Since 1993, Přibáň regularly visited Cardiff University, where he became a member of the editorial board of the Journal of Law and Society. Over time, he engaged in both research and teaching at Cardiff School of Law and Politics, achieving professorship there in 2006. In 2014, he co-founded the Centre of Law and Society at Cardiff University, which he led until his appointment as a Justice of the Constitutional Court.

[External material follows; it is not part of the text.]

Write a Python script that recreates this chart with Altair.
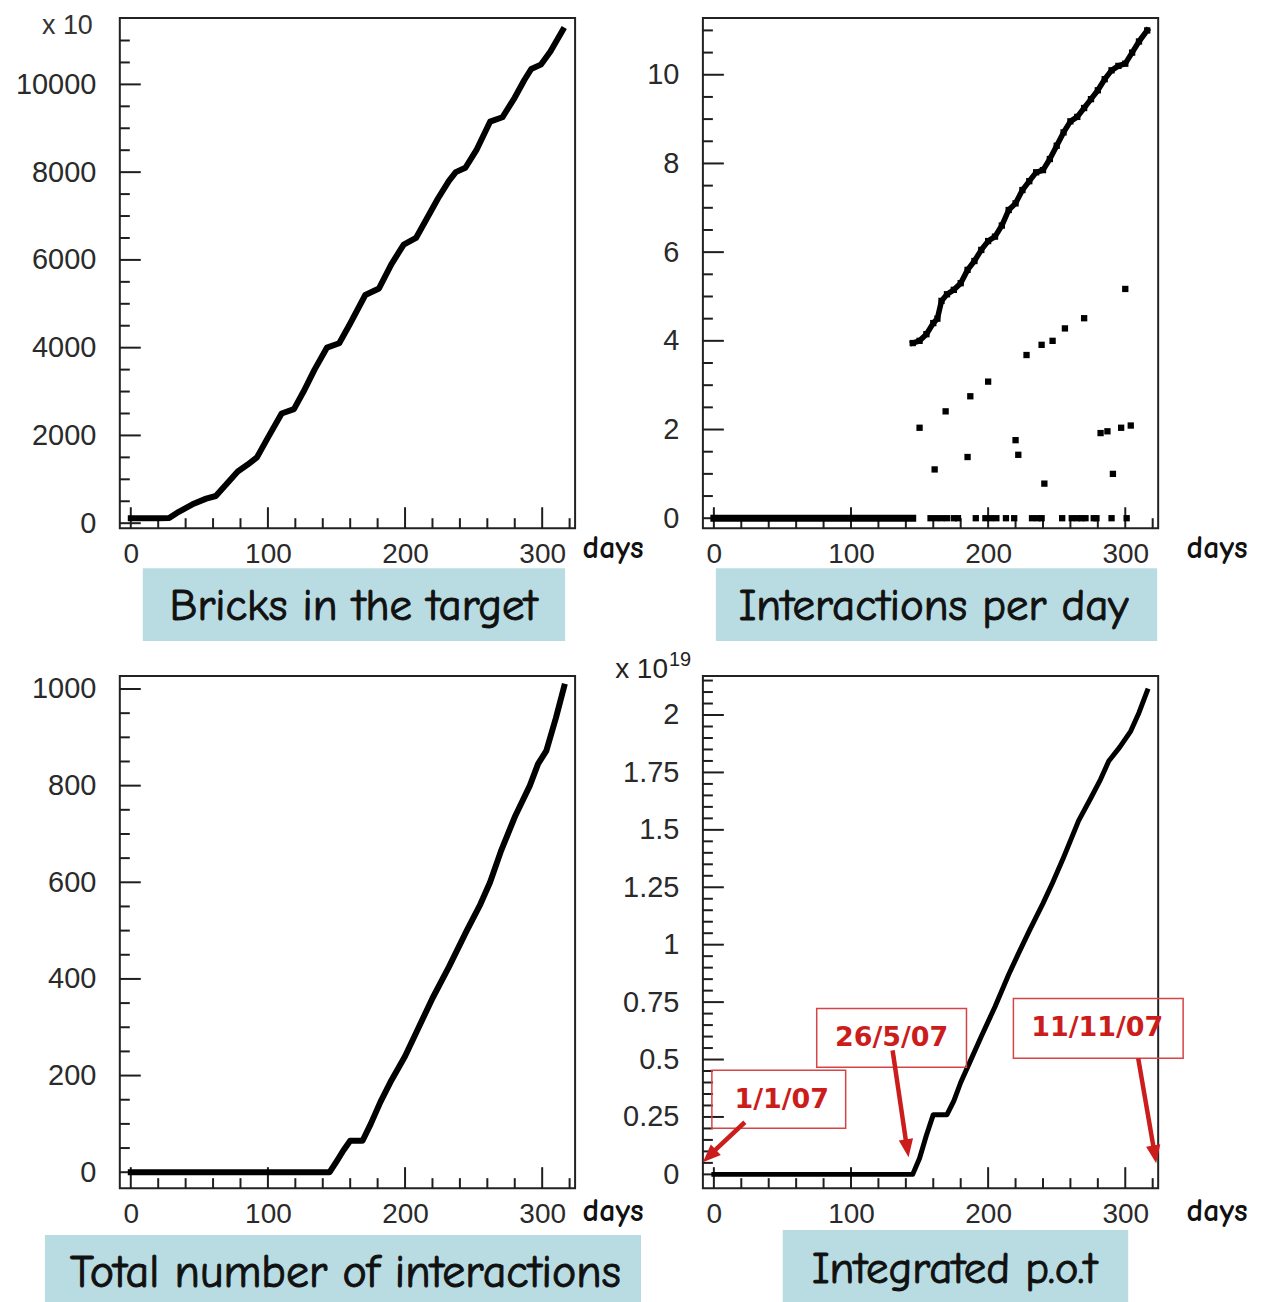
import altair as alt
import pandas as pd

# ---------------- data ----------------
# Panel 1: bricks in the target (x10) vs days
bricks_day = [0, 10, 20, 28, 35, 45, 55, 62, 70, 78, 85, 92, 100, 110, 119, 126, 134, 143, 152, 160,
              171, 181, 190, 199, 208, 216, 224, 232, 237, 244, 252, 262, 271, 280, 287, 292, 299, 306, 315]
bricks_val = [110, 110, 110, 120, 260, 430, 560, 620, 900, 1180, 1330, 1500, 1950, 2500, 2600, 3000, 3500, 4000, 4100, 4550,
              5200, 5350, 5900, 6350, 6500, 6950, 7400, 7800, 8000, 8100, 8500, 9150, 9250, 9700, 10100, 10350, 10450, 10750, 11235]

# Panel 2: interactions per day
ipd_day = [145, 150, 155, 160, 163, 166, 170, 175, 180, 185, 190, 195, 200, 205, 210, 215, 220, 225, 230, 235,
           240, 245, 250, 255, 260, 265, 270, 275, 280, 285, 290, 295, 300, 305, 310, 316]
ipd_val = [3.95, 4.0, 4.15, 4.4, 4.5, 4.9, 5.05, 5.15, 5.3, 5.6, 5.8, 6.05, 6.25, 6.35, 6.6, 6.95, 7.1, 7.4, 7.6, 7.8,
           7.85, 8.1, 8.4, 8.7, 8.95, 9.05, 9.25, 9.45, 9.65, 9.9, 10.1, 10.2, 10.25, 10.5, 10.75, 11.0]
ipd_sc_day = [150, 161, 169, 185, 187, 200, 220, 222, 228, 239, 241, 247, 256, 270, 282, 287, 291, 297, 300, 304]
ipd_sc_val = [2.04, 1.10, 2.41, 1.38, 2.75, 3.08, 1.76, 1.43, 3.68, 3.91, 0.78, 4.0, 4.28, 4.51, 1.92, 1.96, 1.0, 2.04, 5.17, 2.09]
ipd_zero_run_day = [0, 145]
ipd_zero_run_val = [0, 0]
ipd_zero_day = [158, 162, 166, 170, 175, 178, 191, 198, 202, 206, 213, 219, 232, 236, 239, 254, 261, 265, 268, 271,
                277, 279, 290, 301]
ipd_zero_val = [0.0] * len(ipd_zero_day)

# Panel 3: total number of interactions
tot_day = [0, 145, 150, 155, 160, 169, 175, 182, 190, 200, 210, 220, 232, 245, 255, 262, 270, 280, 291, 297, 303, 310, 316]
tot_val = [0, 0, 22, 45, 65, 65, 100, 145, 190, 240, 300, 360, 425, 500, 555, 600, 665, 735, 800, 845, 872, 940, 1005]

# Panel 4: integrated p.o.t (x 1e19)
pot_day = [0, 145, 150, 155, 160, 170, 175, 180, 186, 195, 205, 215, 222, 230, 240, 247, 255, 266, 275, 282,
           288, 296, 304, 310, 316]
pot_val = [0, 0, 0.07, 0.17, 0.26, 0.26, 0.32, 0.40, 0.48, 0.60, 0.73, 0.87, 0.96, 1.06, 1.18, 1.27, 1.38, 1.54, 1.64, 1.72,
           1.80, 1.86, 1.93, 2.01, 2.105]

# axis ticks
x_major = [0, 100, 200, 300]
x_minor = [20, 40, 60, 80, 120, 140, 160, 180, 220, 240, 260, 280, 320]
y1_major = [0, 2000, 4000, 6000, 8000, 10000]
y1_minor = [500, 1000, 1500, 2500, 3000, 3500, 4500, 5000, 5500, 6500, 7000, 7500, 8500, 9000, 9500, 10500, 11000]
y2_major = [0, 2, 4, 6, 8, 10]
y2_minor = [0.5, 1, 1.5, 2.5, 3, 3.5, 4.5, 5, 5.5, 6.5, 7, 7.5, 8.5, 9, 9.5, 10.5, 11]
y3_major = [0, 200, 400, 600, 800, 1000]
y3_minor = [50, 100, 150, 250, 300, 350, 450, 500, 550, 650, 700, 750, 850, 900, 950]
y4_major = [0, 0.25, 0.5, 0.75, 1, 1.25, 1.5, 1.75, 2]
y4_minor = [round(i * 0.05, 2) for i in range(1, 44) if i % 5 != 0]

captions = ["Bricks in the target", "Interactions per day", "Total number of interactions", "Integrated p.o.t"]
dates = ["1/1/07", "26/5/07", "11/11/07"]

# ---------------- styling ----------------
AXF = "Liberation Sans"
CAPF = "Comic Sans MS, Comic Neue, Noto Sans, sans-serif"
DATEF = "DejaVu Sans"
INK = "#1e1e1e"
CAPFILL = "#b8dce2"
RED = "#cc1d1d"
REDBOX = "#d64545"
W = 456
H_TOP = 511
H_BOT = 513
XDOM = [-8, 324]

one = pd.DataFrame({"k": [0]})


def X():
    return alt.X("x:Q", scale=alt.Scale(domain=XDOM, nice=False, zero=False),
                 axis=alt.Axis(values=x_major, ticks=False, tickSize=0, domain=False, grid=False,
                               labelFont=AXF, labelFontSize=28, labelColor="#2a2a2a", labelPadding=12,
                               labelOverlap=False, labelFlush=False, format="d", title=None))


def Y(dom, majors, fmt, pad=24):
    return alt.Y("y:Q", scale=alt.Scale(domain=dom, nice=False, zero=False),
                 axis=alt.Axis(values=majors, ticks=False, tickSize=0, domain=False, grid=False,
                               labelFont=AXF, labelFontSize=29, labelColor="#2a2a2a", labelPadding=pad,
                               labelOverlap=False, labelFlush=False, format=fmt, title=None))


def ticks(h, dom, ymaj, ymin, fmt):
    xa = alt.Chart(pd.DataFrame({"x": x_major})).mark_rule(color=INK, strokeWidth=2).encode(
        x=X(), y=alt.value(h), y2=alt.value(h - 21))
    xb = alt.Chart(pd.DataFrame({"x": x_minor})).mark_rule(color=INK, strokeWidth=2).encode(
        x=X(), y=alt.value(h), y2=alt.value(h - 10))
    ya = alt.Chart(pd.DataFrame({"y": ymaj})).mark_rule(color=INK, strokeWidth=2).encode(
        y=Y(dom, ymaj, fmt), x=alt.value(0), x2=alt.value(21))
    yb = alt.Chart(pd.DataFrame({"y": ymin})).mark_rule(color=INK, strokeWidth=2).encode(
        y=Y(dom, ymaj, fmt), x=alt.value(0), x2=alt.value(10))
    return [xa, xb, ya, yb]


def text(t, x, y, size, font=CAPF, color="#111", align="center", baseline="middle", weight="normal", sw=0):
    kw = dict(text=t, font=font, fontSize=size, color=color, align=align, baseline=baseline, fontWeight=weight)
    if sw:
        kw.update(stroke=color, strokeWidth=sw)
    return alt.Chart(one).mark_text(**kw).encode(x=alt.value(x), y=alt.value(y))


def caption(t, x, y, size):
    return text(t, x, y, size, sw=1.0)


def box(x1, x2, y1, y2, fill, stroke=None, sw=0, opacity=None):
    kw = dict(fill=fill)
    if stroke:
        kw.update(stroke=stroke, strokeWidth=sw)
    if opacity is not None:
        kw.update(opacity=opacity)
    return alt.Chart(one).mark_rect(**kw).encode(
        x=alt.value(x1), x2=alt.value(x2), y=alt.value(y1), y2=alt.value(y2))


def line(days, vals, dom, ymaj, fmt, sw=6):
    df = pd.DataFrame({"x": days, "y": vals})
    return alt.Chart(df).mark_line(color="black", strokeWidth=sw, strokeJoin="round",
                                   strokeCap="square").encode(x=X(), y=Y(dom, ymaj, fmt))


# ---------------- panel 1 ----------------
D1 = [-114, 11513]
# invisible full-page extent (fixes the page origin)
bg = box(-119, 1152, -16, 1286, "white", opacity=0)
p1 = alt.layer(
    bg,
    *ticks(H_TOP, D1, y1_major, y1_minor, "d"),
    line(bricks_day, bricks_val, D1, y1_major, "d", 6),
    box(23, 446, 551, 624, CAPFILL),
    caption(captions[0], 234, 589, 45),
    text("days", 494, 531, 32, weight="bold"),
    text("x 10", -27, 16, 27, font=AXF, color="#333", align="right", baseline="alphabetic"),
).properties(width=W, height=H_TOP)

# ---------------- panel 2 ----------------
D2 = [-0.225, 11.28]
sq = dict(shape="square", size=40, filled=True, color="black", opacity=1)
p2 = alt.layer(
    *ticks(H_TOP, D2, y2_major, y2_minor, "d"),
    line(ipd_zero_run_day, ipd_zero_run_val, D2, y2_major, "d", 7),
    line(ipd_day, ipd_val, D2, y2_major, "d", 5.5),
    alt.Chart(pd.DataFrame({"x": ipd_day, "y": ipd_val})).mark_point(**sq).encode(
        x=X(), y=Y(D2, y2_major, "d")),
    alt.Chart(pd.DataFrame({"x": ipd_sc_day, "y": ipd_sc_val})).mark_point(**sq).encode(
        x=X(), y=Y(D2, y2_major, "d")),
    alt.Chart(pd.DataFrame({"x": ipd_zero_day, "y": ipd_zero_val})).mark_point(**sq).encode(
        x=X(), y=Y(D2, y2_major, "d")),
    box(13, 455, 551, 624, CAPFILL),
    caption(captions[1], 231, 589, 45),
    text("days", 515, 531, 32, weight="bold"),
).properties(width=W, height=H_TOP)

# ---------------- panel 3 ----------------
D3 = [-33, 1027]
p3 = alt.layer(
    *ticks(H_BOT, D3, y3_major, y3_minor, "d"),
    line(tot_day, tot_val, D3, y3_major, "d", 6),
    box(-75, 522, 560, 627, CAPFILL),
    caption(captions[2], 226, 598, 46),
    text("days", 494, 536, 32, weight="bold"),
).properties(width=W, height=H_BOT)

# ---------------- panel 4 ----------------
D4 = [-0.06, 2.17]
ARROW = "M0,0L-0.8,-2L0.8,-2Z"


def arrow(x1, y1, xe, ye, xt, yt, ang):
    r = alt.Chart(one).mark_rule(color=RED, strokeWidth=4.5).encode(
        x=alt.value(x1), y=alt.value(y1), x2=alt.value(xe), y2=alt.value(ye))
    h = alt.Chart(one).mark_point(shape=ARROW, size=324, filled=True, color=RED, opacity=1,
                                  angle=ang).encode(x=alt.value(xt), y=alt.value(yt))
    return [r, h]


p4 = alt.layer(
    *ticks(H_BOT, D4, y4_major, y4_minor, ".3~g"),
    line(pot_day, pot_val, D4, y4_major, ".3~g", 5),
    box(9, 143, 395, 453, "transparent", REDBOX, 1.5),
    box(114, 264, 333, 392, "transparent", REDBOX, 1.5),
    box(311, 481, 323, 383, "transparent", REDBOX, 1.5),
    text(dates[0], 79, 425, 27, font=DATEF, color=RED, weight="bold"),
    text(dates[1], 189, 363, 27, font=DATEF, color=RED, weight="bold"),
    text(dates[2], 395, 353, 27, font=DATEF, color=RED, weight="bold"),
    *arrow(42, 447, 9, 478, 0, 487, 46),
    *arrow(190, 375, 204, 470, 206, 482, 351.5),
    *arrow(436, 383, 452, 476, 454, 488, 350.4),
    box(80, 426, 555, 627, CAPFILL),
    caption(captions[3], 252, 594, 45),
    text("days", 515, 536, 32, weight="bold"),
    text("x 10", -35, 2, 28, font=AXF, color="#222", align="right", baseline="alphabetic"),
    text("19", -34, -10, 20, font=AXF, color="#222", align="left", baseline="alphabetic"),
).properties(width=W, height=H_BOT)

chart = alt.concat(
    p1, p2, p3, p4, columns=2, spacing={"row": 148, "column": 128}, bounds="flush"
).resolve_scale(x="independent", y="independent").properties(padding=0).configure(
    background="white").configure_view(stroke="#222", strokeWidth=2, fill="white")

chart.save("out.html", embed_options={"renderer": "svg", "actions": False})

Přibáň authored dozens of books and hundreds of studies, including Sázka na svobodu [The Freedom Gamble] (2024), Obrana ústavnosti [The Defence of Constitutionalism] (2014), and a trilogy of dialogues with journalist Karel Hvížďala: Hledání dějin (2018), Hledání odpovědnosti (2021) a Hledání smyslu (2013) [In Quest of History; In Quest of Responsibility; and In Quest of Meaning]. In English, his notable works include a trilogy of monographs on constitutional semantics: Legal Symbolism (2007), Sovereignty in Post-Sovereign Society (2015), and Constitutional Imaginaries (2022), as well as Dissidents of Law (2002), which explores political dissent in communist regimes and its theoretical and philosophical significance.

Prof. Přibáň has served as a visiting professor or research fellow at a number of academic institutions around the world, such as the University of California, Berkeley; New York University; the University of New South Wales in Sydney; the University of Pretoria; the University of San Francisco; the European University Institute in Fiesole; and the Royal Flemish Academy of Belgium for Science and the Arts in Brussels. His scientific work has earned him several awards, including The Socio-Legal Theory and History Book Prize from theSocio-Legal Studies Association.

As an independent expert, he has prepared various studies and reports for constitutional and international institutions, such as the House of Lords of the UK Parliament or the United Nations.

Besides his academic work, Prof. Přibáň engages in journalism. During his student years, he actively contributed to the creation and operation of independent student periodicals. He regularly contributes to Czech and international media, writing essays on art and culture. These are collected in books Pod čarou umění (2008) and Pictures of Czech Postmodernism (2013). His Italian travels inspired the 2020 book of essays Italské črty [Italian Sketches], illustrated by painter Jakub Špaňhel.

On 25 June 2024, the President of the Czech Republic Petr Pavel appointed him a Justice of the Constitutional Court.

==Selected monographs==
- Přibáň, J. 2002. Dissidents of law: on the 1989 velvet revolutions, legitimations, fictions of legality and contemporary version of the social contract. Law, Justice and Power. London: Routledge.
- Přibáň, J. 2007. Legal symbolism: on law, time and European identity. Applied Legal Philosophy. London: Routledge.
- Přibáň, J. 2013. Pictures of Czech Postmodernism. Prague: KANT Publishing.
- Přibáň, J. 2015. Sovereignty in Post-Sovereign Society: A systems theory of European constitutionalism. Applied Legal Philosophy. London: Routledge.
- Přibáň, J., Schwartz, G. and Severo Rocha, L. 2015. Sociologia sistemico-autopoietica das constituicoes [A Sociology of Autopoietic Systems of Constitutions] Livraria Do Advogado Editora [in Portuguese].
- Přibáň, J. 2017. The Defence of Constitutionalism. Prague/Chicago: Karolinum Press/University of Chicago Press.
- Přibáň, J. 2019. In Quest of History: on Czech Statehood and Identity. Prague/Chicago: Karolinum Press/University of Chicago Press.
- Přibáň, J. 2022. Constitutional Imaginaries: A Theory of European Societal Constitutionalism. London: Routledge.